Make your KPIs and goals easy to report on and you'll be more likely to avoid unnecessary headaches.

3. Sales & Marketing SLAs Inevitably Lead to Other Departments

Everyone in our organization knows our SLA goals and their roles in developing new business. It's been critical to our success in 2015. However, it's important to realize that our 2015 SLA is almost exclusively focused on agreement around new business objectives. True business growth involves more than sales and marketing. Customer service, operations/production, and distribution are all involved in creating successful long-term growth.
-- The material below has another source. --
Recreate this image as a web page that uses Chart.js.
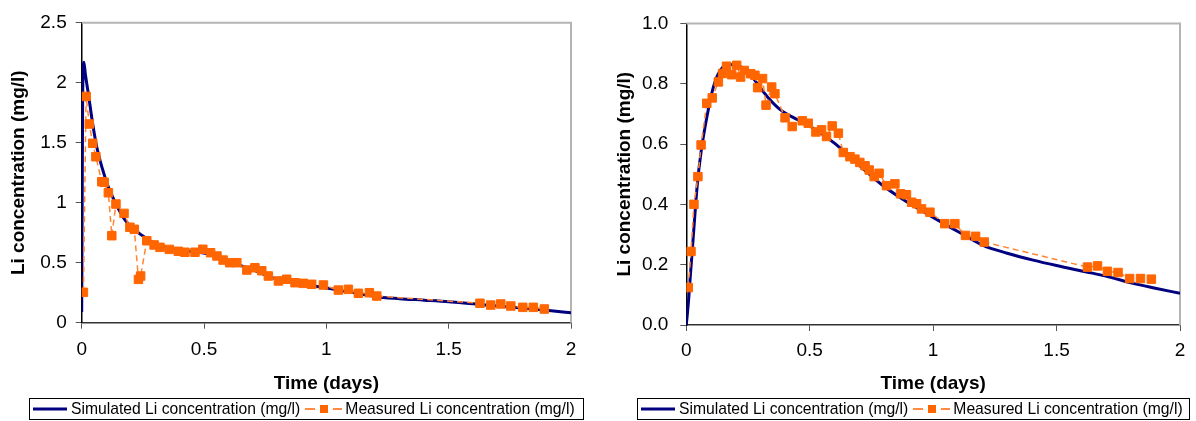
<!DOCTYPE html>
<html>
<head>
<meta charset="utf-8">
<script src="https://cdn.jsdelivr.net/npm/chart.js@4"></script>
<style>
  body { margin: 0; background: #fff; width: 1196px; height: 421px; position: relative; overflow: hidden;
         font-family: "Liberation Sans", Arial, sans-serif; }
  .wrap { position: absolute; top: 0; width: 598px; height: 421px; }
  .legend { position: absolute; top: 398px; height: 22px; border: 1px solid #000; box-sizing: border-box;
            display: flex; align-items: center; font-size: 15.7px; white-space: nowrap; color: #000; }
  .legend svg { display: block; }
</style>
</head>
<body>
<div class="wrap" style="left:0"><canvas id="leftChart" width="598" height="421"></canvas></div>
<div class="wrap" style="left:598px"><canvas id="rightChart" width="598" height="421"></canvas></div>
<div class="legend" id="leftLegend" style="left:29px;width:555px"></div>
<div class="legend" id="rightLegend" style="left:637px;width:553px"></div>

<script>
// series names
const simName = 'Simulated Li concentration (mg/l)';
const measName = 'Measured Li concentration (mg/l)';

// tick labels
const xTickLabels = ['0', '0.5', '1', '1.5', '2'];
const leftYTickLabels = ['0', '0.5', '1', '1.5', '2', '2.5'];
const rightYTickLabels = ['0.0', '0.2', '0.4', '0.6', '0.8', '1.0'];

// left chart - simulated
const leftSimDays = [0, 0.002, 0.004, 0.009, 0.015, 0.027, 0.047, 0.061, 0.082, 0.109, 0.133, 0.177, 0.245, 0.313,
  0.4, 0.5, 0.55, 0.6, 0.7, 0.8, 0.9, 1.0, 1.1, 1.2, 1.3, 1.4, 1.5, 1.6, 1.7, 1.8, 1.9, 2.0];
const leftSimConc = [0.09, 1.0, 1.9, 2.17, 2.07, 1.91, 1.63, 1.47, 1.30, 1.13, 1.02, 0.856, 0.73, 0.648,
  0.605, 0.58, 0.55, 0.51, 0.44, 0.36, 0.32, 0.29, 0.255, 0.217, 0.2, 0.188, 0.175, 0.157, 0.14, 0.122, 0.103, 0.083];

// left chart - measured
const leftMeasDays = [0.007, 0.018, 0.031, 0.045, 0.058, 0.082, 0.092, 0.109, 0.123, 0.140, 0.173, 0.197, 0.215,
  0.232, 0.241, 0.266, 0.296, 0.32, 0.358, 0.395, 0.422, 0.463, 0.495, 0.527, 0.553, 0.578, 0.605, 0.634, 0.675,
  0.708, 0.736, 0.763, 0.804, 0.838, 0.872, 0.906, 0.94, 0.988, 1.049, 1.09, 1.131, 1.176, 1.206,
  1.628, 1.672, 1.713, 1.754, 1.803, 1.846, 1.891];
const leftMeasConc = [0.253, 1.886, 1.656, 1.495, 1.383, 1.175, 1.17, 1.083, 0.725, 0.989, 0.911, 0.795, 0.778,
  0.361, 0.389, 0.683, 0.648, 0.628, 0.611, 0.595, 0.587, 0.587, 0.612, 0.583, 0.556, 0.522, 0.5, 0.5, 0.439,
  0.458, 0.433, 0.389, 0.348, 0.362, 0.333, 0.328, 0.32, 0.314, 0.272, 0.278, 0.245, 0.25, 0.222,
  0.162, 0.147, 0.156, 0.139, 0.128, 0.128, 0.114];

// right chart - simulated
const rightSimDays = [0, 0.01, 0.015, 0.028, 0.045, 0.06, 0.083, 0.109, 0.136, 0.17, 0.2, 0.25, 0.285, 0.33,
  0.379, 0.447, 0.5, 0.6, 0.7, 0.8, 0.9, 1.0, 1.1, 1.202, 1.3, 1.405, 1.5, 1.621, 1.7, 1.81, 1.9, 2.0];
const rightSimConc = [0, 0.09, 0.148, 0.29, 0.47, 0.575, 0.688, 0.787, 0.842, 0.864, 0.862, 0.84, 0.803, 0.755,
  0.715, 0.682, 0.66, 0.603, 0.53, 0.46, 0.405, 0.357, 0.31, 0.264, 0.238, 0.215, 0.197, 0.176, 0.162, 0.138, 0.122, 0.105];

// right chart - measured
const rightMeasDays = [0.008, 0.019, 0.031, 0.047, 0.06, 0.083, 0.105, 0.13, 0.147, 0.163, 0.184, 0.204, 0.22,
  0.235, 0.261, 0.278, 0.289, 0.309, 0.323, 0.346, 0.359, 0.4, 0.429, 0.47, 0.494, 0.525, 0.548, 0.568, 0.591,
  0.616, 0.636, 0.663, 0.683, 0.703, 0.724, 0.741, 0.761, 0.781, 0.811, 0.845, 0.868, 0.892, 0.913, 0.933, 0.953,
  0.987, 1.047, 1.088, 1.131, 1.172, 1.207, 1.625, 1.666, 1.706, 1.749, 1.796, 1.84, 1.884];
const rightMeasConc = [0.124, 0.244, 0.4, 0.492, 0.597, 0.735, 0.753, 0.806, 0.834, 0.858, 0.83, 0.861, 0.822,
  0.844, 0.833, 0.828, 0.787, 0.817, 0.729, 0.789, 0.767, 0.687, 0.658, 0.677, 0.669, 0.64, 0.647, 0.625, 0.66,
  0.636, 0.572, 0.558, 0.55, 0.539, 0.528, 0.514, 0.492, 0.503, 0.462, 0.468, 0.435, 0.432, 0.407, 0.402, 0.385,
  0.374, 0.336, 0.336, 0.297, 0.294, 0.275, 0.192, 0.196, 0.178, 0.174, 0.154, 0.154, 0.152];

Chart.defaults.font.family = '"Liberation Sans", Arial, sans-serif';
Chart.defaults.color = '#000';

const toPoints = (xs, ys) => xs.map((x, i) => ({ x: x, y: ys[i] }));

// grey top/right frame of the plot area (Excel style)
const plotFrame = {
  id: 'plotFrame',
  beforeDatasetsDraw(chart) {
    const { ctx, chartArea: a } = chart;
    ctx.save();
    ctx.strokeStyle = '#b4b4b4';
    ctx.lineWidth = 2;
    ctx.beginPath();
    ctx.moveTo(a.left, a.top);
    ctx.lineTo(a.right, a.top);
    ctx.lineTo(a.right, a.bottom);
    ctx.stroke();
    ctx.restore();
  }
};

function makeChart(id, simX, simY, measX, measY, yMax, yStep, yLabels, lay) {
  const ctx = document.getElementById(id).getContext('2d');
  return new Chart(ctx, {
    type: 'line',
    data: {
      datasets: [
        {
          label: measName,
          data: toPoints(measX, measY),
          order: 0,
          borderColor: '#ff8533',
          borderWidth: 1.5,
          borderDash: [6, 4],
          pointStyle: 'rect',
          pointRadius: 6,
          pointBackgroundColor: '#ff6600',
          pointBorderColor: '#ff6600',
          pointBorderWidth: 1
        },
        {
          label: simName,
          data: toPoints(simX, simY),
          order: 1,
          borderColor: '#000080',
          borderWidth: 3,
          pointRadius: 0,
          cubicInterpolationMode: 'monotone'
        }
      ]
    },
    options: {
      responsive: false,
      animation: false,
      events: [],
      layout: { padding: { left: 0, right: lay.padRight, top: lay.padTop, bottom: 26 } },
      plugins: { legend: { display: false }, tooltip: { enabled: false } },
      scales: {
        x: {
          type: 'linear',
          min: 0, max: 2,
          afterFit: s => { s.height = lay.xHeight; },
          ticks: {
            stepSize: 0.5,
            padding: lay.xTickPad,
            font: { size: 19 },
            maxRotation: 0,
            callback: (v, i) => xTickLabels[i]
          },
          grid: { display: true, drawOnChartArea: false, tickLength: 6, color: '#555' },
          border: { color: '#333', width: 1.5 },
          title: { display: true, text: 'Time (days)', font: { size: 19, weight: 'bold' }, padding: { top: 0, bottom: 0 } }
        },
        y: {
          min: 0, max: yMax,
          afterFit: s => { s.width = lay.yWidth; },
          ticks: {
            stepSize: yStep,
            padding: lay.yTickPad,
            font: { size: 19 },
            callback: (v, i) => yLabels[i]
          },
          grid: { display: true, drawOnChartArea: false, tickLength: 6, color: '#555' },
          border: { color: '#000', width: 1.5 },
          title: { display: true, text: 'Li concentration (mg/l)', font: { size: 19, weight: 'bold' }, padding: { top: lay.yTitlePad, bottom: 0 } }
        }
      }
    },
    plugins: [plotFrame]
  });
}

const leftChart = makeChart('leftChart', leftSimDays, leftSimConc, leftMeasDays, leftMeasConc,
  2.5, 0.5, leftYTickLabels,
  { padRight: 27, padTop: 22.7, xHeight: 72.3, yWidth: 81.7, xTickPad: 10, yTickPad: 9, yTitlePad: 7 });
const rightChart = makeChart('rightChart', rightSimDays, rightSimConc, rightMeasDays, rightMeasConc,
  1.0, 0.2, rightYTickLabels,
  { padRight: 16, padTop: 22, xHeight: 70, yWidth: 88.3, xTickPad: 8, yTickPad: 12, yTitlePad: 15.6 });

// html legend with Excel-like line samples
function sampleSvg(ds) {
  if (ds.borderDash && ds.borderDash.length) {
    return '<svg width="37" height="12">' +
      '<line x1="0" y1="6" x2="10" y2="6" stroke="#ff6600" stroke-width="1.5"/>' +
      '<rect x="15" y="2" width="8" height="8" fill="#ff6600"/>' +
      '<line x1="28" y1="6" x2="37" y2="6" stroke="#ff6600" stroke-width="1.5"/></svg>';
  }
  return '<svg width="34" height="12"><line x1="0" y1="6" x2="34" y2="6" stroke="#000080" stroke-width="3"/></svg>';
}

function buildLegend(chart, elId) {
  const el = document.getElementById(elId);
  const ds = chart.data.datasets.slice().reverse();
  el.innerHTML =
    '<span style="margin-left:3px">' + sampleSvg(ds[0]) + '</span>' +
    '<span style="margin-left:4px">' + ds[0].label + '</span>' +
    '<span style="margin-left:5px">' + sampleSvg(ds[1]) + '</span>' +
    '<span style="margin-left:3px">' + ds[1].label + '</span>';
}
buildLegend(leftChart, 'leftLegend');
buildLegend(rightChart, 'rightLegend');
</script>
</body>
</html>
Just as the marketing and sales aspects of a service level agreement require continual revision, so does the scope of the agreement. If you want to retain customers and reduce customer churn, you'll need to expand your service level agreement to involve more parties.

At the same time, to bring more people together, we've found that open and transparent reporting is critical to building an environment of trust and responsibility. In addition, there's an aspect of team-building and company culture that's important in service level agreements. At Weidert Group, we celebrate the small wins, the big wins, and the teamwork involved in shared agreement around central goals.

Effective Plans Develop from Holistic Agreement

What's important to remember about building organizational alignment for sales and marketing is that a service level agreement is just that: an agreement. It's not a plan of action for your monthly and weekly activities. However, it makes planning and implementing so much easier because you've already agreed on what's absolutely most important to growth—and you remain held to that agreement.

In business, we all understand competing priorities. On a basic level, the value of setting agreements is that you clarify the most important priorities with others in your organization, rather than letting the slight difference in people's perspectives shape diverging plans for your company.